# Tinting to help the A/C



## obermd (Mar 3, 2012)

First, let me say I'm not a fan of tinting my car windows, but I am considering a small amount of tint to help the A/C. I'm looking at 5-10% max tint. Will 5% reduce the solar radiation enough to help the A/C?


----------



## Patman (May 7, 2011)

In addition to that, If you are like me traveling North in the evening, I know I get blinded by the sun setting! I think tinting would be an additional benefit! I have yet to tint also so I cannot answer you initial question.


----------



## CruzeTech (Mar 23, 2012)

Ober, make sure you do some research on this. Most window tint places will sell you dyed film with uv protection. 

I have formula one pinnacle nano ceramic tint. Amazing heat rejection properties. But do some research before you waste your money. 

I have AirBlue 80 on my windshield, almost totally clear and blocks about 40% of heat. 


Sent from AutoGuide.com App


----------



## spacedout (Dec 7, 2010)

BTW 5% tint is the darkest you can get. Also remember look at that little tag in the low right corner of all your windows, the factory glass is already 70% tint. you need to find out what is legal where you live, my state changed the laws and now all I can have is 55% front, 35% rear(used to be 35% front 20% rear). 

I have a sunshade in the rear and both rear side windows that makes allot of difference.

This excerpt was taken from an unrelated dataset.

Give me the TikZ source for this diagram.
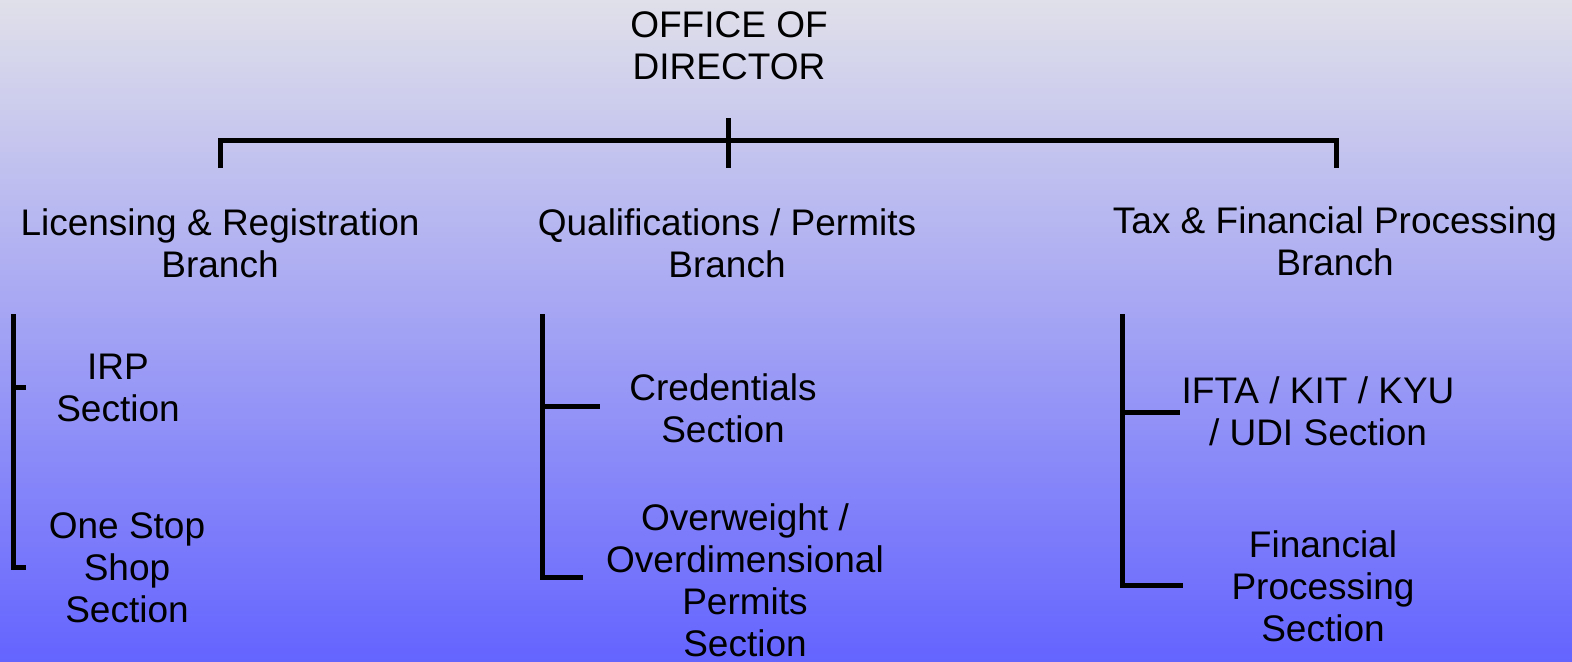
\documentclass[tikz,border=0pt]{standalone}
\usepackage{fontspec}
\setmainfont{Liberation Sans}
\definecolor{bgtop}{RGB}{224,224,234}
\definecolor{bgmid}{RGB}{178,178,226}
\definecolor{bgbot}{RGB}{100,100,255}
\begin{document}
\begin{tikzpicture}[x=0.5pt,y=-0.5pt,
  lbl/.style={align=center,inner sep=0pt,font=\fontsize{18.5}{21}\selectfont},
  bar/.style={line width=2.5pt,line cap=butt,line join=miter,black}]
\shade[top color=bgtop,middle color=bgmid,bottom color=bgbot] (0,0) rectangle (1572,661);
\useasboundingbox (0,0) rectangle (1572,661);
% titles
\node[lbl] (dir) at (729,46) {OFFICE OF\\DIRECTOR};
\node[lbl] (lr) at (220,243) {Licensing \& Registration\\Branch};
\node[lbl] (qp) at (727,243) {Qualifications / Permits\\Branch};
\node[lbl] (tf) at (1335,241) {Tax \& Financial Processing\\Branch};
\node[lbl] (irp) at (118,388) {IRP\\Section};
\node[lbl] (oss) at (127,568) {One Stop\\Shop\\Section};
\node[lbl] (cred) at (723,408) {Credentials\\Section};
\node[lbl] (ow) at (745,580) {Overweight /\\Overdimensional\\Permits\\Section};
\node[lbl] (ifta) at (1318,411) {IFTA / KIT / KYU\\/ UDI Section};
\node[lbl] (fin) at (1323,586) {Financial\\Processing\\Section};
% top bracket
\coordinate (tL) at (220,168);
\coordinate (tR) at (1336,168);
\coordinate (tCtop) at (728,118);
\coordinate (tCbot) at (728,168);
\draw[bar] (tL) |- (1336,140) -- (tR);
\draw[bar] (tCtop) -- (tCbot);
% left group
\coordinate (a1) at (13,314);
\coordinate (a2) at (26,567);
\coordinate (a3) at (26,387);
\draw[bar] (a1) |- (a2);
\draw[bar] (13,387) -- (a3);
% middle group
\coordinate (b1) at (542,314);
\coordinate (b2) at (583,577);
\coordinate (b3) at (600,406);
\draw[bar] (b1) |- (b2);
\draw[bar] (542,406) -- (b3);
% right group
\coordinate (c1) at (1122,314);
\coordinate (c2) at (1183,585);
\coordinate (c3) at (1180,412);
\draw[bar] (c1) |- (c2);
\draw[bar] (1122,412) -- (c3);
\end{tikzpicture}
\end{document}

EDIT: no tint of film is legal on the windshield here.


----------



## Ranger_Giltrow (May 25, 2013)

I got 20% on the rear windows and driver and passenger window and with the all black interior and black leather it helps out so much. I honestly couldn't get into my car before without letting the heat escape. Now I can jump right in and be on my way. Make sure you go with the premium tint though, it should have a lifetime warranty for whoever puts it in for you. You can save some money with the cheaper stuff but it will begin to peel and look like crap after a few years or maybe less.


----------



## Mick (Dec 31, 2011)

Not a fan of tinting any windows or are you concerned about visibility? 
If it's visibility I'd do at least the back windows and the windshield strip. I think you can bring the fronts to 35% and still have good visibility.

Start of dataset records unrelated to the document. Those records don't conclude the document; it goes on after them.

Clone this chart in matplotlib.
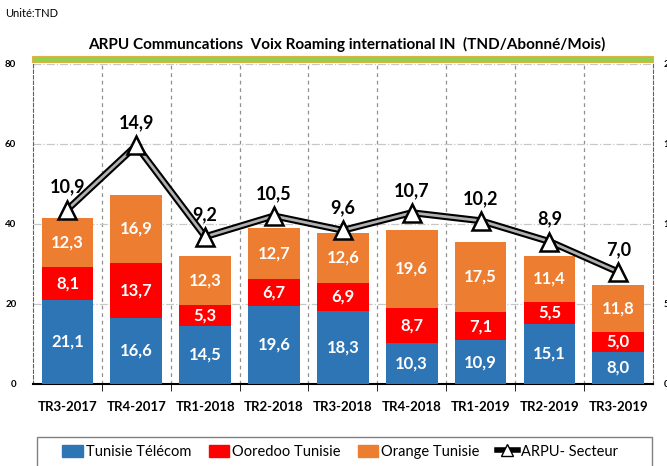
import matplotlib.pyplot as plt
import numpy as np
from matplotlib.lines import Line2D
from matplotlib.patches import Patch, Rectangle

plt.rcParams['font.family'] = ['Lato', 'DejaVu Sans']

quarters = ['TR3-2017', 'TR4-2017', 'TR1-2018', 'TR2-2018', 'TR3-2018',
            'TR4-2018', 'TR1-2019', 'TR2-2019', 'TR3-2019']
tt = [21.1, 16.6, 14.5, 19.6, 18.3, 10.3, 10.9, 15.1, 8.0]
ooredoo = [8.1, 13.7, 5.3, 6.7, 6.9, 8.7, 7.1, 5.5, 5.0]
orange = [12.3, 16.9, 12.3, 12.7, 12.6, 19.6, 17.5, 11.4, 11.8]
arpu = [10.9, 14.9, 9.2, 10.5, 9.6, 10.7, 10.2, 8.9, 7.0]

c_tt = '#2E75B6'
c_oo = '#FF0000'
c_or = '#ED7D31'

def fr(v):
    return f"{v:.1f}".replace('.', ',')

fig = plt.figure(figsize=(6.67, 4.66), dpi=100)
ax = fig.add_axes([0.0495, 0.176, 0.929, 0.687])
x = np.arange(len(quarters))
w = 0.75

b1 = ax.bar(x, tt, w, color=c_tt, zorder=3)
b2 = ax.bar(x, ooredoo, w, bottom=tt, color=c_oo, zorder=3)
bot3 = np.array(tt) + np.array(ooredoo)
b3 = ax.bar(x, orange, w, bottom=bot3, color=c_or, zorder=3)

for vals, bots in [(tt, np.zeros(len(x))), (ooredoo, np.array(tt)), (orange, bot3)]:
    for xi, v, b in zip(x, vals, bots):
        ax.text(xi, b + v / 2, fr(v), ha='center', va='center', color='white',
                fontsize=12, fontweight='bold', zorder=5)

ax.set_xlim(-0.5, len(x) - 0.5)
ax.set_ylim(0, 80)
ax.set_yticks([0, 20, 40, 60, 80])
ax.set_xticks(x)
ax.set_xticklabels(quarters, fontsize=9.5, fontweight='bold')
ax.set_xticks(np.arange(0.5, len(x) - 0.5, 1), minor=True)
ax.tick_params(axis='x', which='major', length=0, pad=12)
ax.tick_params(axis='x', which='minor', length=5, color='black', direction='out')
ax.tick_params(axis='y', length=0, labelsize=7, pad=12)
for t in ax.get_yticklabels():
    t.set_fontweight('bold')
ax.grid(axis='y', linestyle='-.', color='#c8c8c8', linewidth=0.9, zorder=0)
ax.grid(axis='x', which='minor', linestyle=(0, (3, 3)), color='#909090', linewidth=0.9, zorder=0)
ax.spines['top'].set_visible(False)
for s in ['left', 'right']:
    ax.spines[s].set_linestyle((0, (3, 2)))
    ax.spines[s].set_color('#606060')
ax.spines['bottom'].set_linewidth(1.5)

ax2 = ax.twinx()
ax2.set_ylim(0, 20)
ax2.set_yticks([0, 5, 10, 15, 20])
ax2.tick_params(axis='y', length=0, labelsize=7, pad=8)
for t in ax2.get_yticklabels():
    t.set_fontweight('bold')
for s in ax2.spines.values():
    s.set_visible(False)
ax2.plot(x, arpu, color='black', linewidth=5, zorder=4)
ax2.plot(x, arpu, color='#b0b0b0', linewidth=2, zorder=5)
ax2.plot(x, arpu, linestyle='none', marker='^', markersize=13, markerfacecolor='white',
         markeredgecolor='black', markeredgewidth=1.8, zorder=6)
for xi, v in zip(x, arpu):
    ax2.annotate(fr(v), (xi, v), xytext=(0, 10), textcoords='offset points',
                 ha='center', va='bottom', fontsize=13, fontweight='bold', color='black')

fig.add_artist(Rectangle((0.048, 0.866), 0.931, 0.013, transform=fig.transFigure,
                         facecolor='#92D050', edgecolor='#E0B040', linewidth=0.8))
fig.text(0.52, 0.905, 'ARPU Communcations  Voix Roaming international IN  (TND/Abonné/Mois)',
         ha='center', va='center', fontsize=11, fontweight='bold')
fig.text(0.008, 0.972, 'Unité:TND', ha='left', va='center', fontsize=8)

# legend box (bottom edge runs off the figure, as in the original)
fig.add_artist(Rectangle((37 / 667, -0.05), 615 / 667, 0.05 + 29 / 466,
                         transform=fig.transFigure, facecolor='none',
                         edgecolor='#808080', linewidth=1.0, zorder=0.5))
handles = [Patch(color=c_tt, label='Tunisie Télécom'),
           Patch(color=c_oo, label='Ooredoo Tunisie'),
           Patch(color=c_or, label='Orange Tunisie'),
           Line2D([0], [0], color='black', linewidth=4, marker='^', markersize=8,
                  markerfacecolor='white', markeredgecolor='black', label='ARPU- Secteur')]
leg = fig.legend(handles=handles, loc='center', ncol=4,
                 bbox_to_anchor=(340 / 667, 1 - 452 / 466), fontsize=10.5,
                 frameon=False, handlelength=1.4, handleheight=0.9,
                 handletextpad=0.2, columnspacing=1.2)

plt.savefig('out.png', dpi=100)
plt.close()
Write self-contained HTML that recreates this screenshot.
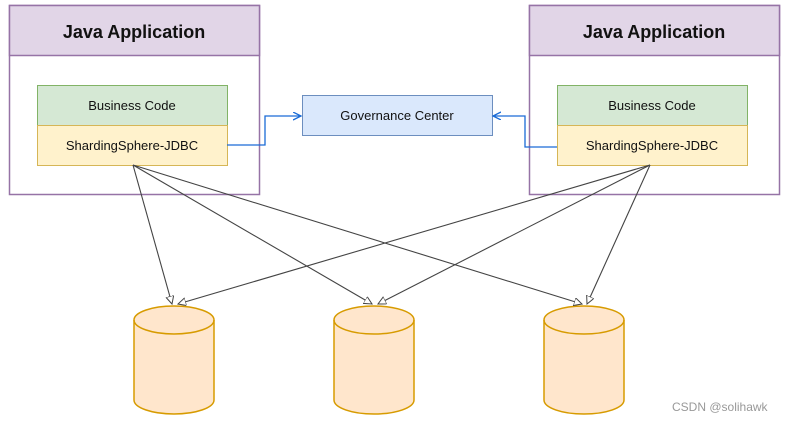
<!DOCTYPE html>
<html><head><style>body{margin:0;background:#fff}svg{display:block}</style></head><body>
<svg width="790" height="421" viewBox="0 0 790 421" xmlns="http://www.w3.org/2000/svg" font-family="'Comic Sans MS','Liberation Sans',sans-serif">
<defs>
<marker id="a" markerWidth="10" markerHeight="10" refX="8" refY="4" orient="auto" markerUnits="userSpaceOnUse"><path d="M0,0 L8,4 L0,8 Z" fill="#fff" stroke="#444" stroke-width="1"/></marker>
<marker id="b" markerWidth="10" markerHeight="10" refX="8" refY="4" orient="auto" markerUnits="userSpaceOnUse"><path d="M0,0 L8,4 L0,8" fill="none" stroke="#1a6bd6" stroke-width="1.3"/></marker>
</defs>
<g>
<rect x="9.5" y="5.5" width="250" height="189" fill="#fff" stroke="#9673a6" stroke-width="1.5"/>
<rect x="9.5" y="5.5" width="250" height="50" fill="#e1d5e7" stroke="#9673a6" stroke-width="1.5"/>
<text x="134" y="38" text-anchor="middle" font-size="18" font-weight="bold" fill="#111">Java Application</text>
<rect x="37.5" y="85.5" width="190" height="40" fill="#d5e8d4" stroke="#82b366"/>
<text x="132" y="110" text-anchor="middle" font-size="13" fill="#111">Business Code</text>
<rect x="37.5" y="125.5" width="190" height="40" fill="#fff2cc" stroke="#d6b656"/>
<text x="132" y="150" text-anchor="middle" font-size="13" fill="#111">ShardingSphere-JDBC</text>
</g>
<g>
<rect x="529.5" y="5.5" width="250" height="189" fill="#fff" stroke="#9673a6" stroke-width="1.5"/>
<rect x="529.5" y="5.5" width="250" height="50" fill="#e1d5e7" stroke="#9673a6" stroke-width="1.5"/>
<text x="654" y="38" text-anchor="middle" font-size="18" font-weight="bold" fill="#111">Java Application</text>
<rect x="557.5" y="85.5" width="190" height="40" fill="#d5e8d4" stroke="#82b366"/>
<text x="652" y="110" text-anchor="middle" font-size="13" fill="#111">Business Code</text>
<rect x="557.5" y="125.5" width="190" height="40" fill="#fff2cc" stroke="#d6b656"/>
<text x="652" y="150" text-anchor="middle" font-size="13" fill="#111">ShardingSphere-JDBC</text>
</g>
<rect x="302.5" y="95.5" width="190" height="40" fill="#dae8fc" stroke="#6c8ebf"/>
<text x="397" y="120" text-anchor="middle" font-size="13" fill="#111">Governance Center</text>
<path d="M227,145 H265 V116 H301" fill="none" stroke="#1a6bd6" stroke-width="1.3" marker-end="url(#b)"/>
<path d="M557,147 H525 V116 H493" fill="none" stroke="#1a6bd6" stroke-width="1.3" marker-end="url(#b)"/>
<g fill="#ffe6cc" stroke="#d79b00" stroke-width="1.5">
<path d="M134,320 V400 A40,14 0 0 0 214,400 V320 A40,14 0 0 0 134,320 Z"/><path d="M134,320 A40,14 0 0 0 214,320" fill="none"/>
<path d="M334,320 V400 A40,14 0 0 0 414,400 V320 A40,14 0 0 0 334,320 Z"/><path d="M334,320 A40,14 0 0 0 414,320" fill="none"/>
<path d="M544,320 V400 A40,14 0 0 0 624,400 V320 A40,14 0 0 0 544,320 Z"/><path d="M544,320 A40,14 0 0 0 624,320" fill="none"/>
</g>
<g stroke="#444" stroke-width="1.1" fill="none">
<path d="M133,165 L172,304" marker-end="url(#a)"/>
<path d="M133,165 L372,304" marker-end="url(#a)"/>
<path d="M133,165 L582,304" marker-end="url(#a)"/>
<path d="M650,165 L178,304" marker-end="url(#a)"/>
<path d="M650,165 L378,304" marker-end="url(#a)"/>
<path d="M650,165 L587,304" marker-end="url(#a)"/>
</g>
<text x="672" y="411" font-family="'Liberation Sans',sans-serif" font-size="12" fill="#999">CSDN @solihawk</text>
</svg>
</body></html>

Sent from AutoGuide.com Free App


----------



## obermd (Mar 3, 2012)

I'm not a fan of tinting, but when our office was "tinted" the office became much more livable, especially in the afternoons. I'm looking for the lightest additional tint I can get that will assist in keeping the car cooler. When I said 5% I was referring to 5% darker than the stock windows - sides and rear only. I definitely don't want to touch the windshield. Thanks for the replies - if I can find something that's clear in the visible light range but blocks UV-B and IR (infrared) that would be perfect. Normal car glass blocks UV-A already.


----------



## Robby (Mar 1, 2013)

I too am not too fond of tinting but I may just do the rear window (backlight).
The severe angle IMO makes it a bit of a magnifying glass back there.

I did it to my 02 Camaro back then and the a/c was much better at keeping up with the heat back there.

Rob


----------



## EcoDave (Mar 7, 2013)

Go with 40% Tint, that's what my local tint place did to keep my car legal.
You can still see clearly into the inside of the car while standing outside of it and it blocks the heat from the sun fairly well.

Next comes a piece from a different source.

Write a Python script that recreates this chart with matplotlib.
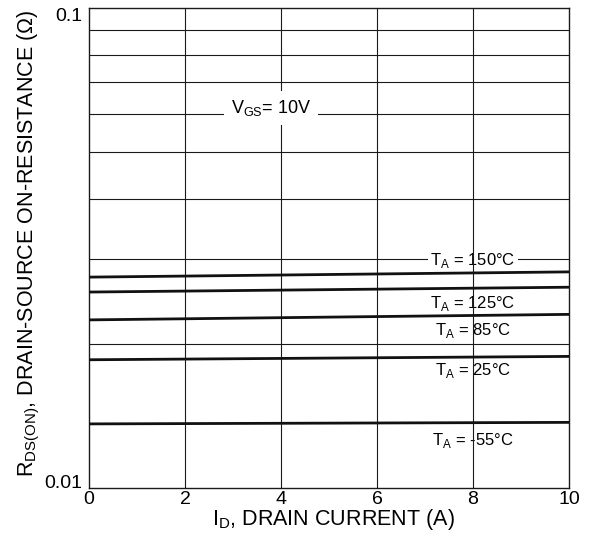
import matplotlib.pyplot as plt
import numpy as np

plt.rcParams['font.family'] = ['Liberation Sans', 'DejaVu Sans']

# drain current (A) and R_DS(on) (ohm) at both ends of each curve
current = [0, 10]
r_150 = [0.0275, 0.0282]
r_125 = [0.0256, 0.0262]
r_85 = [0.0224, 0.0230]
r_25 = [0.0185, 0.0188]
r_m55 = [0.0136, 0.0137]

curves = [r_150, r_125, r_85, r_25, r_m55]
temp_labels = ["150", "125", "85", "25", "-55"]
label_y = [0.02915, 0.02371, 0.02084, 0.01719, 0.01229]

fig = plt.figure(figsize=(5.89, 5.46), dpi=100)
ax = fig.add_axes([89/589, 1 - 488/546, 480/589, 480/546])

ax.set_yscale("log")
ax.set_xlim(0, 10)
ax.set_ylim(0.01, 0.1)

# grid: horizontal under the label boxes, vertical on top of them
for gy in np.arange(0.02, 0.1, 0.01):
    ax.axhline(gy, color="#1a1a1a", lw=0.8, zorder=1)
for gx in [2, 4, 6, 8]:
    ax.axvline(gx, color="#1a1a1a", lw=0.8, zorder=2.5)

for r in curves:
    ax.plot(current, r, color="#111111", lw=2.0, solid_capstyle="butt", zorder=3)

box = dict(facecolor="white", edgecolor="none", pad=1.5)
for t, y in zip(temp_labels, label_y):
    ax.text(8, y, "T$_\\mathregular{A}$ = " + t + "°C", ha="center", va="baseline",
            fontsize=12, bbox=box, zorder=2)

ax.text(3.8, 0.0604, "V$_\\mathregular{GS}$= 10V", ha="center", va="baseline",
        fontsize=13, bbox=dict(facecolor="white", edgecolor="none", pad=5), zorder=4)

ax.set_xticks([0, 2, 4, 6, 8, 10])
ax.set_yticks([0.01, 0.1])
ax.set_yticklabels(["0.01", "0.1"])
ax.yaxis.set_minor_locator(plt.NullLocator())
ax.tick_params(length=0, labelsize=14)
ax.tick_params(axis="x", pad=2)
ax.tick_params(axis="y", pad=5)
ylabs = ax.get_yticklabels()
ylabs[0].set_va("baseline")
ylabs[1].set_va("top")

for s in ax.spines.values():
    s.set_color("#1a1a1a")
    s.set_linewidth(1)

ax.set_xlabel("I$_\\mathregular{D}$, DRAIN CURRENT (A)", fontsize=15.5)
ax.set_ylabel("R$_\\mathregular{DS(ON)}$, DRAIN-SOURCE ON-RESISTANCE (Ω)", fontsize=15.5)
ax.xaxis.set_label_coords(0.51, -0.04)
ax.yaxis.set_label_coords(-0.098, 0.51)

fig.savefig("out.png", dpi=100)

I got a top tier tint called LLUMAR CTX tint.













Even on a cloudy day where any tint can look really dark, I can still see inside my car with 40%


----------



## Aussie (Sep 16, 2012)

obermd said:


> I'm not a fan of tinting, but when our office was "tinted" the office became much more livable, especially in the afternoons. I'm looking for the lightest additional tint I can get that will assist in keeping the car cooler. When I said 5% I was referring to 5% darker than the stock windows - sides and rear only. I definitely don't want to touch the windshield. Thanks for the replies - if I can find something that's clear in the visible light range but blocks UV-B and IR (infrared) that would be perfect. Normal car glass blocks UV-A already.


Here in Australia a good tint makes a huge difference. The tint I have allows 70% light through and visability even at night is no problem. It gives 99% UV protection and 40% infra red (heat) protection. The windscreen comes with a strip across the top which gradually lightens until it turns clear about 6" down. No tint is allowed on the windscreen unless it comes from the factory that way. A side effect of tint is that if a stone hits a tinted window it holds the shattered window together and keeps the weather out and the glass from going everywhere inside of the car. It is also good at stopping those annoying bright lights shining in the wing mirrors when people with loaded cars come up behind you.


----------



## CruzeTech (Mar 23, 2012)

This is AirBlue 80 on the roll up window. This is what I have on my windshield. You can't even tell its there. 40+% heat blockage. 



















Sent from AutoGuide.com App


----------